**Prompt:** Each line containing the word "that" must be collected.

**Raw records:**
****************

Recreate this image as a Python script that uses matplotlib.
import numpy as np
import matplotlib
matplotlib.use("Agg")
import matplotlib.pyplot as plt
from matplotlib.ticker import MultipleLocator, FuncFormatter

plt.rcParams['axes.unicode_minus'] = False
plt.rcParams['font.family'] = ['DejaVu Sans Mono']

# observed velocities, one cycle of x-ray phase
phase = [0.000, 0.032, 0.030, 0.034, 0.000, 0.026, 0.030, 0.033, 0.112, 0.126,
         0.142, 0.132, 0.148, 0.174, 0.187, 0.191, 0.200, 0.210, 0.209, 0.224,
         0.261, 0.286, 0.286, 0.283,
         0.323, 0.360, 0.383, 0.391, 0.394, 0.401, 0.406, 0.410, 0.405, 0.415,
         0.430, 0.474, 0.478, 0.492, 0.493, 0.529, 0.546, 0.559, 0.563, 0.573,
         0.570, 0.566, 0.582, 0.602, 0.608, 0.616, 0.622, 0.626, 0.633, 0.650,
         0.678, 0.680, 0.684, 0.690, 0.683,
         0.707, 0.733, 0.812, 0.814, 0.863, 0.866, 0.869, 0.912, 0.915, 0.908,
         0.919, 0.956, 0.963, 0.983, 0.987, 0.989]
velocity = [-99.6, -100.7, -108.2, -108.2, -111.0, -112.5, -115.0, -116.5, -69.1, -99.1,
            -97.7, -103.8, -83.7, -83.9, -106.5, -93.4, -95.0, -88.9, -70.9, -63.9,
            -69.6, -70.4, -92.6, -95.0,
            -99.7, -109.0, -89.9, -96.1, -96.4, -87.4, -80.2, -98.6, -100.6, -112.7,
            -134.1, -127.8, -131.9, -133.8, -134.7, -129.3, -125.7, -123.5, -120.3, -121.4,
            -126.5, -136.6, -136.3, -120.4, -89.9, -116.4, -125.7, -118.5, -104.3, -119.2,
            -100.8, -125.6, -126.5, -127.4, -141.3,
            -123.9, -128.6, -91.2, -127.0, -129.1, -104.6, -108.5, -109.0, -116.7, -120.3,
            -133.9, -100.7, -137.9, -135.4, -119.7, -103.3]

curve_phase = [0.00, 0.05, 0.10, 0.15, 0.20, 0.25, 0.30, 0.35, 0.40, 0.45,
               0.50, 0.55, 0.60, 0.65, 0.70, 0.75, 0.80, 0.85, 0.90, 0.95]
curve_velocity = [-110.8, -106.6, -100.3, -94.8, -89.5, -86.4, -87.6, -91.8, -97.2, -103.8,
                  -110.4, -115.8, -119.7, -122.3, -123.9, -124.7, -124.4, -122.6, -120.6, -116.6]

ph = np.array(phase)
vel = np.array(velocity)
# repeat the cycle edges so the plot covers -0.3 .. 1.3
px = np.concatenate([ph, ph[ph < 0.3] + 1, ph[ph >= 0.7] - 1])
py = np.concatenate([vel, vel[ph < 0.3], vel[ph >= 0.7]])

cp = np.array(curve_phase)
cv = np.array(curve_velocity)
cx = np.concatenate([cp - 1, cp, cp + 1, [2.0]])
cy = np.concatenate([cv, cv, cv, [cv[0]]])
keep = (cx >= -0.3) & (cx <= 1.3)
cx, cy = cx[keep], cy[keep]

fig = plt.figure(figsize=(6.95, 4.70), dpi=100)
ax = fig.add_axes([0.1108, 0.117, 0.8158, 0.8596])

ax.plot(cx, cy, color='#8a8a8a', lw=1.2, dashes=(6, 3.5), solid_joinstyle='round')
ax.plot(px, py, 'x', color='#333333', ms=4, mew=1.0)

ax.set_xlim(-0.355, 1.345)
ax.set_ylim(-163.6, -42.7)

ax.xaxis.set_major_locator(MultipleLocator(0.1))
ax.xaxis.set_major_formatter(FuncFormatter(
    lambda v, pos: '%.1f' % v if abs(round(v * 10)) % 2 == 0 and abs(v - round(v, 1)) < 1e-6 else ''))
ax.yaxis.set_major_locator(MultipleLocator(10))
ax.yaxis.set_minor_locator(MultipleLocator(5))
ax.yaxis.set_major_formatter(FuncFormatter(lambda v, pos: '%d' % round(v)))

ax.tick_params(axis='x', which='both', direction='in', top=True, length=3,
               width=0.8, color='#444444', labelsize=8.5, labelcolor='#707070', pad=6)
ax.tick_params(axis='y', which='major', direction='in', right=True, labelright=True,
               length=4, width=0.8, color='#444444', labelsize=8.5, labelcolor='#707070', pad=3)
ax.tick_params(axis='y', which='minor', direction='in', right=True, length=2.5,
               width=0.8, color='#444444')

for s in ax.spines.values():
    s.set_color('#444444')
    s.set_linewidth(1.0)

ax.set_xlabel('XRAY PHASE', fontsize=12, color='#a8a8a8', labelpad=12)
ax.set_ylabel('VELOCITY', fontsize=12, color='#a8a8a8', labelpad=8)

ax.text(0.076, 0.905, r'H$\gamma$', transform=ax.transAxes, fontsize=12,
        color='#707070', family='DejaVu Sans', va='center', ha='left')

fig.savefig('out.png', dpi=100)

****************

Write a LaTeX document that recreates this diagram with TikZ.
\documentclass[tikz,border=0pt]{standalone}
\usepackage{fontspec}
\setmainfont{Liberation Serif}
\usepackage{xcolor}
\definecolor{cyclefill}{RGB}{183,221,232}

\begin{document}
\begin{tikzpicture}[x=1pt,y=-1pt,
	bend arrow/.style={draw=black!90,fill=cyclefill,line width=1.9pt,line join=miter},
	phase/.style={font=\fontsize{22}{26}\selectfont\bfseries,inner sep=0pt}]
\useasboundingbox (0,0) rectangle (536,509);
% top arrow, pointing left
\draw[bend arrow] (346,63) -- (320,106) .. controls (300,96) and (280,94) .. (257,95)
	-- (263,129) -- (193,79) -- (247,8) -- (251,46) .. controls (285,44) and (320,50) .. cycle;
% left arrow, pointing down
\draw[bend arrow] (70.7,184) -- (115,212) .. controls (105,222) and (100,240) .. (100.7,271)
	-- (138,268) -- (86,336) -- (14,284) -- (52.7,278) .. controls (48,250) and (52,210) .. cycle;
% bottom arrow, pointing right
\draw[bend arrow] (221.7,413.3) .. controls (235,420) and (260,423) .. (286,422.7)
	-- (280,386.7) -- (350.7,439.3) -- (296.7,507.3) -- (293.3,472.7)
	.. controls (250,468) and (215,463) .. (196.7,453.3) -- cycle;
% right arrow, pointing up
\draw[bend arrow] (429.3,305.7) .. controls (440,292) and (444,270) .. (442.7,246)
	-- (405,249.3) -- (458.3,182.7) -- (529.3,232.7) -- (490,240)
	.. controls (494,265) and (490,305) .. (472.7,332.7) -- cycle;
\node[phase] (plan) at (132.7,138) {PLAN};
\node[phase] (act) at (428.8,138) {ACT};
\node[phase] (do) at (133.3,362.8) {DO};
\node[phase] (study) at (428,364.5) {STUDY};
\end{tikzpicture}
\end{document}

****************

**Written reply:**
Recreate this image as a Python script that uses matplotlib.
Write a LaTeX document that recreates this diagram with TikZ.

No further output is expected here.